Нам, конечно, было тоже сложно, и общения с людьми, совместной молитвы живой с народом, к которой мы привыкли, очень не хватало. Ну, мы пытались нехватку восстанавливать. Записались в волонтёры, в общероссийское движение «Мы вместе», пытались сами предложить свою помощь. Всё это давало нам хотя бы минимальную возможность общения и элементарной помощи людям, не только нашим прихожанам, конечно, но и вообще жителям Петербурга. А так – обзванивали паству, научились через интернет вещать. Это все, конечно, дает неполное ощущение, и во многом помогает, я думаю, увидеть заново ценность того, что мы зачастую недооценивали: живого общения.

– Вы остаетесь францисканцем, продолжаете отвечать за развитие францисканской жизни в России?

– Нет. Я был генеральным кустодом, то есть старшим настоятелем францисканского ордена в России в течение 13 лет, сейчас я настоятель монастыря Святого Антония в Санкт-Петербурге. Но в нашей церкви такие правила, что с назначением епископом все предыдущие должности, обязанности прекращают своё действие. Это касается также и самого членства в ордене. У меня остается духовная связь с орденом, я могу носить облачение нашего ордена, но все мои права и все мои обязанности в нашем ордене прекратились.

– Быть монахом – это скорее страдание или счастье?

– Это счастье, связанное со страданием. Периодически, по крайней мере, несомненно.

– Спасибо огромное за интервью. Что бы вы хотели сказать нашим слушателям на прощание?

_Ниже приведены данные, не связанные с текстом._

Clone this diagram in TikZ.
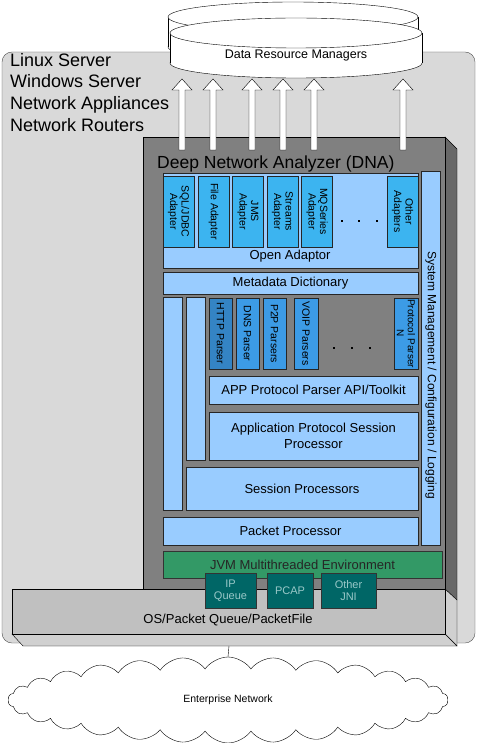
\documentclass[tikz,border=0pt]{standalone}
\usepackage{fontspec}
\setmainfont{Liberation Sans}
\usetikzlibrary{shapes.symbols}
\definecolor{hostgray}{HTML}{D9D9D9}
\definecolor{dnagray}{HTML}{808080}
\definecolor{dnaside}{HTML}{686868}
\definecolor{paleblue}{HTML}{99CCFF}
\definecolor{adapterblue}{HTML}{3CB4F0}
\definecolor{parserblue}{HTML}{3C9BE6}
\definecolor{httpblue}{HTML}{3484C4}
\definecolor{jvmgreen}{HTML}{339966}
\definecolor{jniteal}{HTML}{006666}
\definecolor{jnitext}{HTML}{99C8C8}
\definecolor{osgray}{HTML}{C0C0C0}
\definecolor{osside}{HTML}{D0D0D0}

\tikzset{
  layer/.style={rectangle, draw=black!85, fill=paleblue, inner sep=0pt, align=center, font=\fontsize{13}{15.5}\selectfont},
  adapter/.style={rectangle, draw=black!85, fill=adapterblue, inner sep=0pt, align=center, rotate=-90, minimum width=71, minimum height=31, font=\fontsize{10.5}{11.5}\selectfont},
  parser/.style={adapter, fill=parserblue, minimum height=23},
  dotmark/.style={rectangle, fill=black, inner sep=0pt, minimum size=2.6},
  jni/.style={rectangle, draw=black!80, fill=jniteal, text=jnitext, inner sep=0pt, align=center, minimum height=35, font=\fontsize{11}{12.5}\selectfont},
  blockarrow/.style={draw=black, fill=white}
}

\begin{document}
\begin{tikzpicture}[x=1pt,y=-1pt]
\useasboundingbox (0,0) rectangle (477,743);

\node[rectangle, rounded corners=10, draw=black!70, fill=hostgray, minimum width=473, minimum height=591](host) at (238.5,347.5) {};
\node[anchor=north west, align=left, inner sep=0pt, font=\fontsize{18}{21.7}\selectfont](platforms) at (10,53) {Linux Server\\Windows Server\\Network Appliances\\Network Routers};

\filldraw[fill=white] (293,47) ellipse [x radius=125, y radius=15];
\fill[white] (168,17) rectangle (418,47);
\draw (168,17) -- (168,47) (418,17) -- (418,47);
\filldraw[fill=white] (293,17) ellipse [x radius=125, y radius=15];
\filldraw[fill=white] (296,63) ellipse [x radius=126, y radius=15];
\fill[white] (170,33) rectangle (422,63);
\draw (170,33) -- (170,63) (422,33) -- (422,63);
\filldraw[fill=white] (296,33) ellipse [x radius=126, y radius=15];
\node[font=\fontsize{12.5}{14}\selectfont](drm) at (296,55) {Data Resource Managers};

\filldraw[fill=dnaside, draw=black] (445,137) -- (457,149) -- (457,600) -- (445,589) -- cycle;
\node[rectangle, draw=black, fill=dnagray, inner sep=0pt, minimum width=302, minimum height=452](dna) at (294,363) {};
\node[anchor=base west, inner sep=0pt, font=\fontsize{17.5}{20}\selectfont](dnatitle) at (157,169) {Deep Network Analyzer (DNA)};

\foreach \ax in {182,213,252,283,314,403}
  \draw[blockarrow] (\ax-3,150) -- (\ax-3,90) -- (\ax-10,90) -- (\ax,79) -- (\ax+10,90) -- (\ax+3,90) -- (\ax+3,150) -- cycle;

\node[layer, minimum width=255, minimum height=95](openadaptor) at (290.5,220.5) {};
\node[inner sep=0pt, font=\fontsize{13}{15.5}\selectfont](openlbl) at (290,256) {Open Adaptor};
\node[adapter](sqladapter) at (178.5,211.5) {SQL/JDBC\\Adapter};
\node[adapter](fileadapter) at (213.5,211.5) {File Adapter};
\node[adapter](jmsadapter) at (248,211.5) {JMS\\Adapter};
\node[adapter](streamsadapter) at (282.5,211.5) {Streams\\Adapter};
\node[adapter](mqadapter) at (317,211.5) {MQSeries\\Adapter};
\node[adapter](otheradapter) at (402.5,211.5) {Other\\Adapters};
\foreach \dx [count=\i] in {342,359,377}
  \node[dotmark](adot\i) at (\dx,221) {};

\node[layer, minimum width=255, minimum height=22](metadata) at (290.5,283) {Metadata Dictionary};
\node[layer, rotate=-90, minimum width=374, minimum height=19](sysmgmt) at (430.5,358) {};
\node[rotate=-90, inner sep=0pt, font=\fontsize{12}{14}\selectfont](sysmgmtlbl) at (431,375) {System Management / Configuration / Logging};

\node[layer, minimum width=19, minimum height=213](leftbar) at (172.5,403.5) {};
\node[layer, minimum width=19, minimum height=163](innerbar) at (195.5,378.5) {};

\node[parser, fill=httpblue](http) at (220.5,333.5) {HTTP Parser};
\node[parser](dns) at (247.5,333.5) {DNS Parser};
\node[parser](ptp) at (274.5,333.5) {P2P Parsers};
\node[parser, minimum height=24](voip) at (306,333.5) {VOIP Parsers};
\node[parser, minimum height=24, font=\fontsize{10}{11}\selectfont](parsern) at (406,333.5) {Protocol Parser\\N};
\foreach \dx [count=\i] in {334,352,370}
  \node[dotmark](pdot\i) at (\dx,348) {};

\node[layer, minimum width=209, minimum height=28](toolkit) at (313.5,390) {APP Protocol Parser API/Toolkit};
\node[layer, minimum width=209, minimum height=48](appsession) at (313.5,436) {Application Protocol Session\\Processor};
\node[layer, minimum width=232, minimum height=43](sessions) at (302,488.5) {Session Processors};
\node[layer, minimum width=255, minimum height=28](packet) at (290.5,531) {Packet Processor};
\node[layer, fill=jvmgreen, draw=black!80, text=black!85, minimum width=279, minimum height=27](jvm) at (302.5,564.5) {JVM Multithreaded Environment};

\filldraw[fill=osside, draw=black] (445,589) -- (457,600) -- (457,646) -- (445,634) -- cycle;
\filldraw[fill=osside, draw=black] (12,634) -- (23,646) -- (457,646) -- (445,634) -- cycle;
\node[rectangle, draw=black, fill=osgray, inner sep=0pt, minimum width=433, minimum height=45](os) at (228.5,611.5) {};
\node[inner sep=0pt, font=\fontsize{13}{15.5}\selectfont](oslbl) at (228,620) {OS/Packet Queue/PacketFile};

\node[jni, minimum width=51](ipqueue) at (230.5,590.5) {IP\\Queue};
\node[jni, minimum width=46](pcap) at (290,590.5) {PCAP};
\node[jni, minimum width=55](otherjni) at (348.5,590.5) {Other\\JNI};

\node[cloud, draw=black, fill=white, cloud puffs=30, cloud puff arc=110, aspect=5.1, inner sep=0pt, minimum width=440, minimum height=86, font=\fontsize{10.5}{12}\selectfont](net) at (228,700) {Enterprise Network};
\coordinate (osbase) at (229,646);
\draw (osbase) -- (net.north);
\end{tikzpicture}
\end{document}
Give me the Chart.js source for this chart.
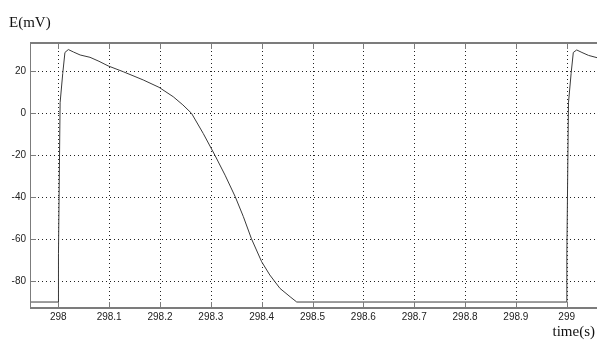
<!DOCTYPE html>
<html>
<head>
<meta charset="utf-8">
<script src="https://cdn.jsdelivr.net/npm/chart.js@4/dist/chart.umd.min.js"></script>
<style>
  html, body { margin: 0; padding: 0; background: #ffffff; }
  canvas { display: block; }
</style>
</head>
<body>
<canvas id="c" width="597" height="341"></canvas>
<script>
// ---- data ----
const timeS = [
  297.944, 298.0, 298.0003, 298.0035, 298.0087, 298.013, 298.0197, 298.03, 298.043,
  298.0623, 298.08, 298.098, 298.128, 298.167, 298.198, 298.226, 298.245, 298.262,
  298.285, 298.308, 298.328, 298.348, 298.364, 298.38, 298.4, 298.416, 298.436,
  298.456, 298.469, 299.0, 299.0003, 299.0035, 299.0087, 299.013, 299.0197, 299.03,
  299.043, 299.06
];
const voltageMV = [
  -90, -90, -67, 5, 19, 29, 30.4, 29.2, 27.8,
  26.7, 24.8, 22.6, 19.8, 15.9, 12.4, 7.9, 4.0, 0,
  -9.6, -20, -29.5, -39.8, -49.3, -59.9, -70.8, -77.1, -83.5,
  -87.5, -90, -90, -67, 5, 19, 29, 30.2, 29.0,
  27.6, 26.5
];
const xTickValues = [298, 298.1, 298.2, 298.3, 298.4, 298.5, 298.6, 298.7, 298.8, 298.9, 299];
const yTickValues = [-80, -60, -40, -20, 0, 20];
const xTitle = 'time(s)';
const yTitle = 'E(mV)';

const points = timeS.map((t, i) => ({ x: t, y: voltageMV[i] }));

const labelFont = { family: '"Liberation Sans Narrow", "Liberation Sans", Arial, sans-serif', size: 10 };
const frameColor = '#7c7c7c';

const matlabFrame = {
  id: 'matlabFrame',
  beforeDatasetsDraw(chart) {
    const { ctx, chartArea: a, scales: { x, y } } = chart;
    ctx.save();
    ctx.strokeStyle = '#222';
    ctx.lineWidth = 1;
    ctx.setLineDash([1, 3]);
    xTickValues.forEach(v => {
      const px = Math.round(x.getPixelForValue(v)) + 0.5;
      ctx.beginPath(); ctx.moveTo(px, a.top); ctx.lineTo(px, a.bottom); ctx.stroke();
    });
    yTickValues.forEach(v => {
      const py = Math.round(y.getPixelForValue(v)) + 0.5;
      ctx.beginPath(); ctx.moveTo(a.left, py); ctx.lineTo(a.right, py); ctx.stroke();
    });
    ctx.restore();
  },
  afterDatasetsDraw(chart) {
    const { ctx, chartArea: a, scales: { x, y } } = chart;
    ctx.save();
    ctx.setLineDash([]);
    ctx.strokeStyle = frameColor;
    ctx.lineWidth = 2;
    ctx.beginPath(); ctx.moveTo(a.left, a.top); ctx.lineTo(a.right, a.top); ctx.stroke();
    ctx.beginPath(); ctx.moveTo(a.left, a.bottom); ctx.lineTo(a.right, a.bottom); ctx.stroke();
    ctx.lineWidth = 1;
    ctx.beginPath(); ctx.moveTo(a.left + 0.5, a.top); ctx.lineTo(a.left + 0.5, a.bottom); ctx.stroke();
    const tl = 6;
    xTickValues.forEach(v => {
      const px = Math.round(x.getPixelForValue(v)) + 0.5;
      ctx.beginPath(); ctx.moveTo(px, a.bottom); ctx.lineTo(px, a.bottom - tl); ctx.stroke();
      ctx.beginPath(); ctx.moveTo(px, a.top); ctx.lineTo(px, a.top + tl); ctx.stroke();
    });
    yTickValues.forEach(v => {
      const py = Math.round(y.getPixelForValue(v)) + 0.5;
      ctx.beginPath(); ctx.moveTo(a.left, py); ctx.lineTo(a.left + tl, py); ctx.stroke();
    });
    ctx.restore();
  },
  afterDraw(chart) {
    const { ctx } = chart;
    ctx.save();
    ctx.fillStyle = '#111';
    ctx.font = '15px "Liberation Serif", "Times New Roman", serif';
    ctx.textBaseline = 'alphabetic';
    ctx.textAlign = 'left';
    ctx.fillText(yTitle, 9, 27);
    ctx.textAlign = 'right';
    ctx.fillText(xTitle, 595, 336);
    ctx.restore();
  }
};

new Chart(document.getElementById('c'), {
  type: 'line',
  data: {
    datasets: [{
      data: points,
      borderColor: '#3a3a3a',
      borderWidth: 1,
      pointRadius: 0,
      tension: 0,
      fill: false
    }]
  },
  options: {
    responsive: false,
    animation: false,
    events: [],
    layout: { padding: { top: 43, left: 0, right: 0, bottom: 0 } },
    plugins: { legend: { display: false }, tooltip: { enabled: false }, title: { display: false } },
    scales: {
      x: {
        type: 'linear',
        min: 297.9443,
        max: 299.0596,
        grid: { display: false, drawTicks: false },
        border: { display: false },
        afterBuildTicks: s => { s.ticks = xTickValues.map(v => ({ value: v })); },
        afterFit: s => { s.height = 33; },
        ticks: {
          color: '#222',
          font: labelFont,
          padding: 3,
          maxRotation: 0,
          autoSkip: false,
          callback: v => String(Number(Number(v).toFixed(1)))
        }
      },
      y: {
        type: 'linear',
        min: -92.85,
        max: 33.52,
        grid: { display: false, drawTicks: false },
        border: { display: false },
        afterBuildTicks: s => { s.ticks = yTickValues.map(v => ({ value: v })); },
        afterFit: s => { s.width = 30; },
        ticks: {
          color: '#222',
          font: labelFont,
          padding: 4,
          autoSkip: false,
          callback: v => String(v)
        }
      }
    }
  },
  plugins: [matlabFrame]
});
</script>
</body>
</html>
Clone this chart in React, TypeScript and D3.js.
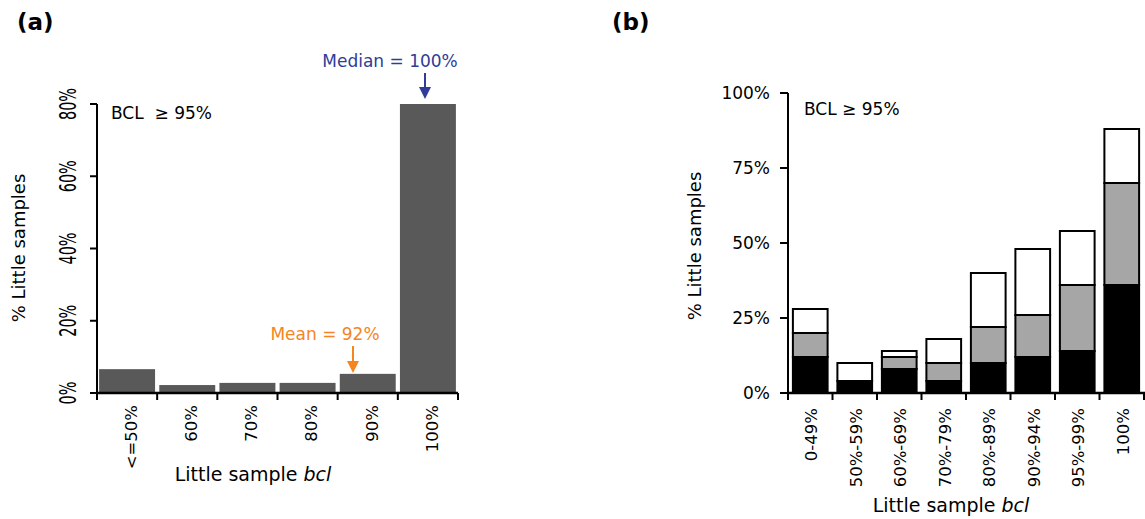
import React from "react";
import * as d3 from "d3";

// Panel (a) data
const catsA = ["<=50%", "60%", "70%", "80%", "90%", "100%"];
const valsA = [6.6, 2.2, 2.8, 2.8, 5.3, 80];
const ticksA = [0, 20, 40, 60, 80];

// Panel (b) data
const catsB = ["0-49%", "50%-59%", "60%-69%", "70%-79%", "80%-89%", "90%-94%", "95%-99%", "100%"];
const blackB = [12, 4, 8, 4, 10, 12, 14, 36];
const grayB = [8, 0, 4, 6, 12, 14, 22, 34];
const whiteB = [8, 6, 2, 8, 18, 22, 18, 18];
const ticksB = [0, 25, 50, 75, 100];

const FONT = "'DejaVu Sans', Verdana, sans-serif";
const BLUE = "#2E3D98";
const ORANGE = "#F5851F";

function Arrow({ x, y1, y2, color }: { x: number; y1: number; y2: number; color: string }) {
  const hh = 12;
  const hw = 6;
  return (
    <g>
      <line x1={x} x2={x} y1={y1} y2={y2 - hh + 1} stroke={color} strokeWidth={2} />
      <path d={`M${x - hw},${y2 - hh} L${x + hw},${y2 - hh} L${x},${y2} Z`} fill={color} />
    </g>
  );
}

function PanelA() {
  const y = d3.scaleLinear().domain([0, 80]).range([393, 104]);
  const x = d3.scaleBand<string>().domain(catsA).range([97, 458]).paddingInner(0.07).paddingOuter(0.035);
  const step = x.step();
  const x0 = 97;
  return (
    <g fontFamily={FONT}>
      <text x={17} y={30} fontSize={23} fontWeight="bold">(a)</text>
      {catsA.map((c, i) => (
        <rect key={c} x={x(c)} y={y(valsA[i])} width={x.bandwidth()} height={y(0) - y(valsA[i])} fill="#595959" />
      ))}
      {/* y axis */}
      <line x1={x0} x2={x0} y1={y(80)} y2={y(0)} stroke="#000" strokeWidth={2} />
      {ticksA.map((t) => (
        <g key={t}>
          <line x1={x0 - 7} x2={x0} y1={y(t)} y2={y(t)} stroke="#000" strokeWidth={2} />
          <text
            transform={`translate(${76},${y(t)}) rotate(-90)`}
            textAnchor="middle"
            fontSize={23}
            textLength={t === 0 ? 23 : 32}
            lengthAdjust="spacingAndGlyphs"
          >
            {`${t}%`}
          </text>
        </g>
      ))}
      {/* x axis */}
      <line x1={x0} x2={458} y1={y(0)} y2={y(0)} stroke="#000" strokeWidth={2.5} />
      {d3.range(catsA.length + 1).map((i) => (
        <line key={i} x1={x0 + i * step} x2={x0 + i * step} y1={y(0)} y2={y(0) + 7} stroke="#000" strokeWidth={2} />
      ))}
      {catsA.map((c) => (
        <text
          key={c}
          transform={`translate(${(x(c) as number) + x.bandwidth() / 2 + 4},${405}) rotate(-90)`}
          textAnchor="end"
          dy="0.35em"
          fontSize={16.5}
        >
          {c}
        </text>
      ))}
      <text transform={`translate(${25},${248}) rotate(-90)`} textAnchor="middle" fontSize={18}>
        % Little samples
      </text>
      <text x={253} y={481} textAnchor="middle" fontSize={19}>
        Little sample <tspan fontStyle="italic">bcl</tspan>
      </text>
      <text x={111} y={119} fontSize={17}>
        BCL {"\u00A0"}≥ 95%
      </text>
      <text x={390} y={67} textAnchor="middle" fontSize={17} fill={BLUE}>
        Median = 100%
      </text>
      <Arrow x={425} y1={73} y2={99} color={BLUE} />
      <text x={325} y={340} textAnchor="middle" fontSize={17} fill={ORANGE}>
        Mean = 92%
      </text>
      <Arrow x={353} y1={346} y2={373} color={ORANGE} />
    </g>
  );
}

function PanelB() {
  const y = d3.scaleLinear().domain([0, 100]).range([393, 93]);
  const x = d3.scaleBand<string>().domain(catsB).range([788, 1144]).paddingInner(0.22).paddingOuter(0.11);
  const step = x.step();
  const x0 = 788;
  const series = [
    { vals: blackB, fill: "#000000" },
    { vals: grayB, fill: "#A6A6A6" },
    { vals: whiteB, fill: "#FFFFFF" },
  ];
  const stacks = catsB.map((_, i) => {
    let acc = 0;
    return series.map((s) => {
      const lo = acc;
      acc += s.vals[i];
      return { lo, hi: acc, fill: s.fill };
    });
  });
  return (
    <g fontFamily={FONT}>
      <text x={612} y={30} fontSize={23} fontWeight="bold">(b)</text>
      {catsB.map((c, i) =>
        stacks[i]
          .filter((s) => s.hi > s.lo)
          .map((s, j) => (
            <rect
              key={c + j}
              x={x(c)}
              y={y(s.hi)}
              width={x.bandwidth()}
              height={y(s.lo) - y(s.hi)}
              fill={s.fill}
              stroke="#000"
              strokeWidth={2}
            />
          ))
      )}
      <line x1={x0} x2={x0} y1={y(100)} y2={y(0)} stroke="#000" strokeWidth={2} />
      {ticksB.map((t) => (
        <g key={t}>
          <line x1={x0 - 8} x2={x0} y1={y(t)} y2={y(t)} stroke="#000" strokeWidth={2} />
          <text x={770} y={y(t)} dy="0.35em" textAnchor="end" fontSize={17}>
            {`${t}%`}
          </text>
        </g>
      ))}
      <line x1={x0} x2={1145} y1={y(0)} y2={y(0)} stroke="#000" strokeWidth={2.5} />
      {d3.range(catsB.length + 1).map((i) => (
        <line key={i} x1={x0 + i * step} x2={x0 + i * step} y1={y(0)} y2={y(0) + 7} stroke="#000" strokeWidth={2} />
      ))}
      {catsB.map((c) => (
        <text
          key={c}
          transform={`translate(${(x(c) as number) + x.bandwidth() / 2 + 1},${408}) rotate(-90)`}
          textAnchor="end"
          dy="0.35em"
          fontSize={16.5}
        >
          {c}
        </text>
      ))}
      <text transform={`translate(${701},${246}) rotate(-90)`} textAnchor="middle" fontSize={18}>
        % Little samples
      </text>
      <text x={951} y={512} textAnchor="middle" fontSize={19}>
        Little sample <tspan fontStyle="italic">bcl</tspan>
      </text>
      <text x={804} y={115} fontSize={17}>
        BCL ≥ 95%
      </text>
    </g>
  );
}

export default function App() {
  return (
    <svg
      width={1145}
      height={519}
      viewBox="0 0 1145 519"
      style={{ position: "absolute", left: 0, top: 0, background: "#fff", display: "block" }}
    >
      <rect width={1145} height={519} fill="#fff" />
      <PanelA />
      <PanelB />
    </svg>
  );
}
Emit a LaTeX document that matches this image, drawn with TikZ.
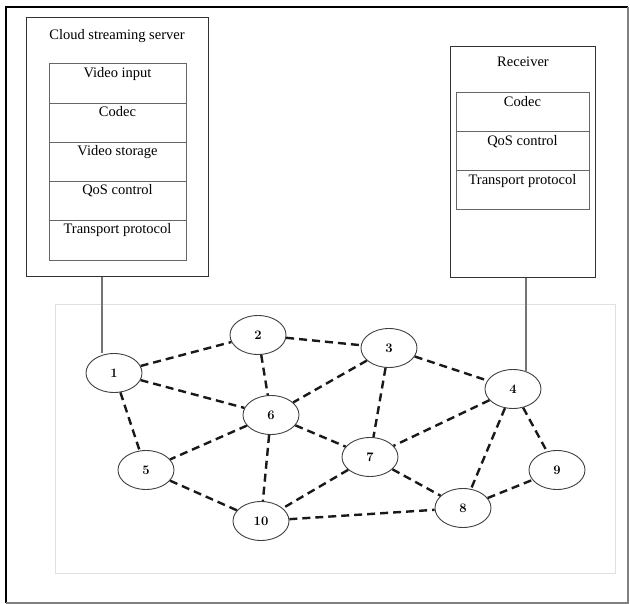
\documentclass[tikz,border=0pt]{standalone}
\usepackage{fontspec}
\setmainfont{Liberation Serif}
\newfontfamily\numfont{Latin Modern Roman}
\usetikzlibrary{shapes.geometric}
\begin{document}
\begin{tikzpicture}[x=1pt,y=-1pt,
  boxline/.style={draw=black!80,line width=1pt},
  cellline/.style={draw=black!60,line width=0.8pt},
  boxtitle/.style={font=\fontsize{14.5}{16}\selectfont,inner sep=0pt,anchor=north},
  celltext/.style={font=\fontsize{14.5}{16}\selectfont,inner sep=0pt,anchor=north},
  host/.style={draw=black!75,line width=0.9pt,ellipse,minimum width=56pt,minimum height=39pt,
               inner sep=0pt,fill=white,font=\numfont\bfseries\fontsize{13}{14}\selectfont},
  link/.style={line width=2.4pt,dash pattern=on 8pt off 5pt,draw=black!90},
  uplink/.style={draw=black!55,line width=1.3pt}]
\useasboundingbox (0,0) rectangle (630,604);
\fill[white] (0,0) rectangle (630,604);
% outer frame
\draw[black,line width=2pt] (6,603) -- (6,7) -- (628,7);
\draw[black!50,line width=1.2pt] (6,603) -- (628,603) -- (628,7);
% network area
\draw[black!12,line width=1pt] (55,305) rectangle (615,573);

% cloud streaming server
\draw[boxline] (26,18) rectangle (208,277);
\node[boxtitle] (srvtitle) at (117,29) {Cloud streaming server};
\draw[cellline] (49,63) rectangle (186,260);
\foreach \yy in {103,142,181,220}{\draw[cellline] (49,\yy) -- (186,\yy);}
\node[celltext] (s1) at (117.5,67) {Video input};
\node[celltext] (s2) at (117.5,106) {Codec};
\node[celltext] (s3) at (117.5,145) {Video storage};
\node[celltext] (s4) at (117.5,184) {QoS control};
\node[celltext] (s5) at (117.5,223) {Transport protocol};
\coordinate (srvout) at (102,277);

% receiver
\draw[boxline] (450,47) rectangle (595,278);
\node[boxtitle] (rcvtitle) at (523,57) {Receiver};
\draw[cellline] (456,92) rectangle (589,209);
\foreach \yy in {131,170}{\draw[cellline] (456,\yy) -- (589,\yy);}
\node[celltext] (r1) at (522.5,96) {Codec};
\node[celltext] (r2) at (522.5,135) {QoS control};
\node[celltext] (r3) at (522.5,174) {Transport protocol};
\coordinate (rcvout) at (526,278);

% network hosts
\node[host] (n1) at (114,373) {1};
\node[host] (n2) at (258,335) {2};
\node[host] (n3) at (389,348) {3};
\node[host] (n4) at (513,389) {4};
\node[host] (n5) at (146,470) {5};
\node[host] (n6) at (271,415) {6};
\node[host] (n7) at (370,457) {7};
\node[host] (n8) at (463,508) {8};
\node[host] (n9) at (557,470) {9};
\node[host] (n10) at (261,521) {10};

% access lines
\draw[uplink] (srvout) -- (srvout |- n1.north);
\draw[uplink] (rcvout) -- ([yshift=-3pt]rcvout |- n4.north);

% links
\foreach \a/\b in {n1/n2,n1/n6,n1/n5,n2/n3,n2/n6,n3/n6,n3/n7,n3/n4,n4/n7,n4/n8,n4/n9,
                   n6/n5,n6/n7,n6/n10,n5/n10,n7/n10,n7/n8,n10/n8,n8/n9}
  \draw[link] (\a) -- (\b);
\end{tikzpicture}
\end{document}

– Я прежде всего вас хочу поблагодарить за это интервью, за очень нестандартные и интересные вопросы. Всем слушателям Радио Свобода желаю по-францискански: мира и добра. Это очень всеобъемлющие слова. У каждого они наполняются чем-то своим, но всегда связаны с тем, в чём мы нуждаемся, чтобы, несмотря на внешние обстоятельства, все-таки быть и чувствовать себя счастливыми, любимыми и согретыми Божией добротой

***

Яков Кротов:

Епископ Николай Дубинин был одним из создателей католического интернета в России (сайт рускатолик.рф). Как руководитель францисканского издательства он – постоянный участник книжных ярмарок в Москве. Другие католические священнослужители (как, впрочем, и миряне) обычно в России держатся в тени. У католической церкви в России четыре епископа (Дубинин пятый, и ещё раз подчеркну, первый – российского происхождения), более 300 священников. Официальная статистика Ватикана насчитывает в России почти миллион католиков. Около сотни общин не имеют храмов.